**Data block:**
====
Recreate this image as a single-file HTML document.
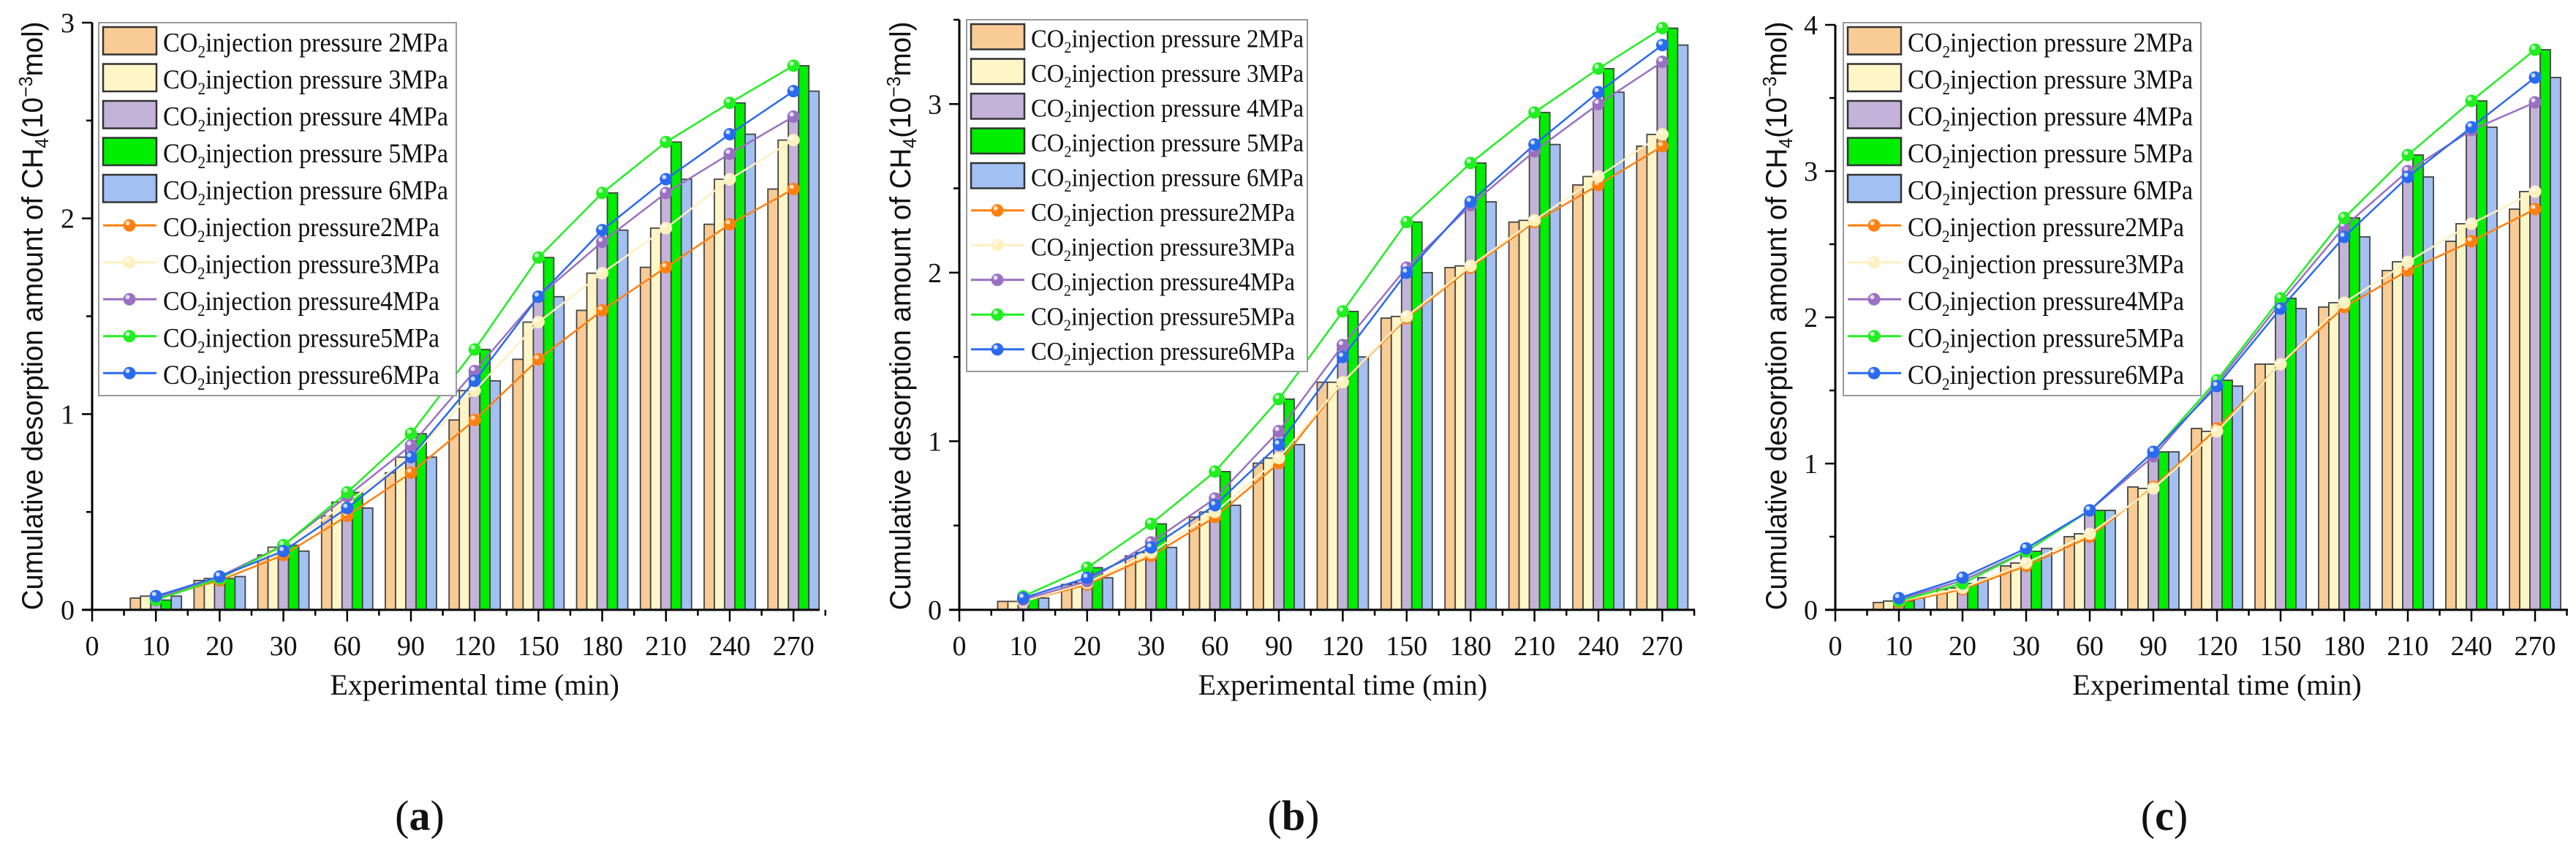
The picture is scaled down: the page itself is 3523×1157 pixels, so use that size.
<!DOCTYPE html>
<html><head><meta charset="utf-8"><style>
body{margin:0;background:#fff;}
svg{display:block;}
text{font-family:"Liberation Serif",serif;fill:#111;}
</style></head><body>
<svg id="chart" width="3523" height="1157" viewBox="0 0 3523 1157" xmlns="http://www.w3.org/2000/svg"></svg>
<script>
const categories = ["10","20","30","60","90","120","150","180","210","240","270"];
const seriesNames = ["2MPa","3MPa","4MPa","5MPa","6MPa"];
// Panel (a)
const a_p2 = [0.06,0.15,0.28,0.48,0.70,0.97,1.28,1.53,1.75,1.97,2.15];
const a_p3 = [0.07,0.16,0.32,0.55,0.78,1.12,1.47,1.72,1.95,2.20,2.40];
const a_p4 = [0.06,0.17,0.33,0.58,0.84,1.22,1.60,1.88,2.13,2.33,2.52];
const a_p5 = [0.05,0.16,0.33,0.60,0.90,1.33,1.80,2.13,2.39,2.59,2.78];
const a_p6 = [0.07,0.17,0.30,0.52,0.78,1.17,1.60,1.94,2.20,2.43,2.65];
const a_ticks = [0,1,2,3];
// Panel (b)
const b_p2 = [0.05,0.15,0.32,0.55,0.87,1.35,1.73,2.03,2.30,2.52,2.75];
const b_p3 = [0.05,0.16,0.34,0.58,0.90,1.35,1.74,2.04,2.31,2.57,2.82];
const b_p4 = [0.06,0.17,0.40,0.66,1.06,1.57,2.03,2.40,2.72,3.00,3.25];
const b_p5 = [0.08,0.25,0.51,0.82,1.25,1.77,2.30,2.65,2.95,3.21,3.45];
const b_p6 = [0.07,0.19,0.37,0.62,0.98,1.50,2.00,2.42,2.76,3.07,3.35];
const b_ticks = [0,1,2,3];
// Panel (c)
const c_p2 = [0.05,0.14,0.30,0.50,0.84,1.24,1.68,2.07,2.32,2.52,2.74];
const c_p3 = [0.06,0.15,0.32,0.52,0.83,1.22,1.68,2.10,2.38,2.64,2.86];
const c_p4 = [0.07,0.20,0.40,0.68,1.05,1.55,2.10,2.62,3.00,3.28,3.47];
const c_p5 = [0.06,0.18,0.40,0.68,1.08,1.57,2.13,2.68,3.11,3.48,3.83];
const c_p6 = [0.08,0.22,0.42,0.68,1.08,1.53,2.06,2.55,2.96,3.30,3.64];
const c_ticks = [0,1,2,3,4];

const barFill = ["#F9CB95","#FFF6C8","#C3B3D9","#00EE00","#A2C0F2"];
const lineCol = ["#FF8010","#FFF0C0","#9A70C2","#22EE22","#2A6AF0"];
const NS = "http://www.w3.org/2000/svg";
const svg = document.getElementById("chart");
function el(tag, attrs, parent, txt){
  const e = document.createElementNS(NS, tag);
  for (const k in attrs) e.setAttribute(k, attrs[k]);
  if (txt !== undefined) e.textContent = txt;
  (parent||svg).appendChild(e);
  return e;
}
function coText(parent, x, y, size, suffix, len){
  const t = el("text",{x:x,y:y,"font-size":size,textLength:len,lengthAdjust:"spacingAndGlyphs"},parent);
  const s1 = document.createElementNS(NS,"tspan"); s1.textContent="CO"; t.appendChild(s1);
  const s2 = document.createElementNS(NS,"tspan"); s2.textContent="2"; s2.setAttribute("font-size",size*0.62); s2.setAttribute("dy",size*0.22); t.appendChild(s2);
  const s3 = document.createElementNS(NS,"tspan"); s3.textContent="injection pressure"+suffix; s3.setAttribute("dy",-size*0.22); t.appendChild(s3);
  return t;
}
function marker(g, x, y, col){
  el("circle",{cx:x,cy:y,r:8.5,fill:col},g);
  el("circle",{cx:x-2.5,cy:y-3,r:3,fill:"#fff","fill-opacity":0.75},g);
}
function panel(cfg){
  const g = el("g",{});
  
  
  const yS = v => cfg.y0 - (v/cfg.ymax)*(cfg.y0-cfg.ytop);
  const xS = i => cfg.ax + (i+1)*cfg.step;
  const bw = 14;
  // bars
  cfg.series.forEach((arr, s) => {
    arr.forEach((v, i) => {
      const r = el("rect",{x:xS(i)-2.5*bw+s*bw, y:yS(v), width:bw, height:cfg.y0-yS(v), fill:barFill[s], stroke:"#444","stroke-width":1.8},g);
      
      
    });
  });
  // lines
  cfg.series.forEach((arr, s) => {
    const pts = arr.map((v,i)=>xS(i)+","+yS(v)).join(" ");
    const pl = el("polyline",{points:pts,fill:"none",stroke:lineCol[s],"stroke-width":2.5},g);
    
    
    arr.forEach((v,i)=>marker(g, xS(i), yS(v), lineCol[s]));
  });
  // axes
  el("line",{x1:cfg.ax,y1:cfg.ytop,x2:cfg.ax,y2:cfg.y0,stroke:"#000","stroke-width":3},g);
  el("line",{x1:cfg.ax-14,y1:cfg.y0,x2:cfg.xend,y2:cfg.y0,stroke:"#000","stroke-width":3},g);
  for (let v=0; v<=cfg.ymax+1e-9; v+=0.5){
    const major = Math.abs(v-Math.round(v))<1e-9;
    el("line",{x1:cfg.ax-(major?14:8),y1:yS(v),x2:cfg.ax,y2:yS(v),stroke:"#000","stroke-width":2.5},g);
  }
  cfg.ticks.forEach(v=>{
    const t = el("text",{x:cfg.ax-24,y:yS(v)+13,"font-size":38,"text-anchor":"end"},g,String(v));
    
    
  });
  for (let i=0;i<=categories.length;i++){
    const x = cfg.ax + i*cfg.step;
    el("line",{x1:x,y1:cfg.y0,x2:x,y2:cfg.y0+16,stroke:"#000","stroke-width":2.5},g);
    el("line",{x1:x+cfg.step/2,y1:cfg.y0,x2:x+cfg.step/2,y2:cfg.y0+8,stroke:"#000","stroke-width":2.5},g);
    const t = el("text",{x:x,y:cfg.y0+62,"font-size":38,"text-anchor":"middle"},g, i===0?"0":categories[i-1]);
    
    
  }
  const xt = el("text",{x:cfg.ax+cfg.step*6,y:950,"font-size":40,"text-anchor":"middle"},g,"Experimental time (min)");
  
  
  const yt = el("text",{transform:`translate(${cfg.ytx},${(cfg.y0+30)/2}) rotate(-90)`,"font-size":40,"text-anchor":"middle",textLength:805,lengthAdjust:"spacingAndGlyphs",style:"font-family:'Liberation Sans',sans-serif"},g);
  
  
  yt.innerHTML = 'Cumulative desorption amount of CH<tspan font-size="26" dy="8">4</tspan><tspan dy="-8">(10</tspan><tspan font-size="26" dy="-14">−3</tspan><tspan dy="14">mol)</tspan>';
  // legend
  const L = cfg.legend;
  const lg = el("g",{},g);
  
  
  el("rect",{x:L.x,y:L.y,width:L.w,height:L.h,fill:"#fff",stroke:"#999","stroke-width":2},lg);
  for (let k=0;k<10;k++){
    const ey = L.y + 6 + k*L.step;
    const s = k%5;
    const eg = el("g",{},lg);
    
    
    if (k<5){
      el("rect",{x:L.x+6,y:ey,width:73,height:L.step-13,fill:barFill[s],stroke:"#333","stroke-width":2.5},eg);
      coText(eg, L.x+88, ey+L.step*0.66, L.fs, " "+seriesNames[s], L.tw);
    } else {
      const cy = ey + (L.step-13)/2;
      el("line",{x1:L.x+6,y1:cy,x2:L.x+79,y2:cy,stroke:lineCol[s],"stroke-width":3},eg);
      marker(eg, L.x+42, cy, lineCol[s]);
      coText(eg, L.x+88, ey+L.step*0.66, L.fs, seriesNames[s], L.tw-12);
    }
  }
  const pl = el("text",{x:cfg.lab,y:1135,"font-size":58,"text-anchor":"middle"},g);
  
  
  pl.innerHTML = '(<tspan font-weight="bold">'+cfg.id+'</tspan>)';
}
panel({id:"a",ax:126,y0:834,ytop:31,ymax:3,step:87.2,xend:1121,ticks:a_ticks,series:[a_p2,a_p3,a_p4,a_p5,a_p6],
  legend:{x:135,y:31,w:489,h:510,step:50.5,fs:37,tw:390},ytx:58,lab:574});
panel({id:"b",ax:1312,y0:834,ytop:27,ymax:3.5,step:87.4,xend:2318,ticks:b_ticks,series:[b_p2,b_p3,b_p4,b_p5,b_p6],
  legend:{x:1322,y:27,w:466,h:481,step:47.5,fs:35,tw:373},ytx:1245,lab:1769});
panel({id:"c",ax:2510,y0:834,ytop:34,ymax:4,step:87,xend:3512,ticks:c_ticks,series:[c_p2,c_p3,c_p4,c_p5,c_p6],
  legend:{x:2521,y:31,w:489,h:510,step:50.5,fs:37,tw:390},ytx:2443,lab:2960});
</script>
</body></html>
====
**What is asked:** Without the pictures, return the listing above from its first line through the line that has "const c_ticks = [0,1,2,3,4];".

**Solution for this problem:**
Recreate this image as a single-file HTML document.
The picture is scaled down: the page itself is 3523×1157 pixels, so use that size.
<!DOCTYPE html>
<html><head><meta charset="utf-8"><style>
body{margin:0;background:#fff;}
svg{display:block;}
text{font-family:"Liberation Serif",serif;fill:#111;}
</style></head><body>
<svg id="chart" width="3523" height="1157" viewBox="0 0 3523 1157" xmlns="http://www.w3.org/2000/svg"></svg>
<script>
const categories = ["10","20","30","60","90","120","150","180","210","240","270"];
const seriesNames = ["2MPa","3MPa","4MPa","5MPa","6MPa"];
// Panel (a)
const a_p2 = [0.06,0.15,0.28,0.48,0.70,0.97,1.28,1.53,1.75,1.97,2.15];
const a_p3 = [0.07,0.16,0.32,0.55,0.78,1.12,1.47,1.72,1.95,2.20,2.40];
const a_p4 = [0.06,0.17,0.33,0.58,0.84,1.22,1.60,1.88,2.13,2.33,2.52];
const a_p5 = [0.05,0.16,0.33,0.60,0.90,1.33,1.80,2.13,2.39,2.59,2.78];
const a_p6 = [0.07,0.17,0.30,0.52,0.78,1.17,1.60,1.94,2.20,2.43,2.65];
const a_ticks = [0,1,2,3];
// Panel (b)
const b_p2 = [0.05,0.15,0.32,0.55,0.87,1.35,1.73,2.03,2.30,2.52,2.75];
const b_p3 = [0.05,0.16,0.34,0.58,0.90,1.35,1.74,2.04,2.31,2.57,2.82];
const b_p4 = [0.06,0.17,0.40,0.66,1.06,1.57,2.03,2.40,2.72,3.00,3.25];
const b_p5 = [0.08,0.25,0.51,0.82,1.25,1.77,2.30,2.65,2.95,3.21,3.45];
const b_p6 = [0.07,0.19,0.37,0.62,0.98,1.50,2.00,2.42,2.76,3.07,3.35];
const b_ticks = [0,1,2,3];
// Panel (c)
const c_p2 = [0.05,0.14,0.30,0.50,0.84,1.24,1.68,2.07,2.32,2.52,2.74];
const c_p3 = [0.06,0.15,0.32,0.52,0.83,1.22,1.68,2.10,2.38,2.64,2.86];
const c_p4 = [0.07,0.20,0.40,0.68,1.05,1.55,2.10,2.62,3.00,3.28,3.47];
const c_p5 = [0.06,0.18,0.40,0.68,1.08,1.57,2.13,2.68,3.11,3.48,3.83];
const c_p6 = [0.08,0.22,0.42,0.68,1.08,1.53,2.06,2.55,2.96,3.30,3.64];
const c_ticks = [0,1,2,3,4];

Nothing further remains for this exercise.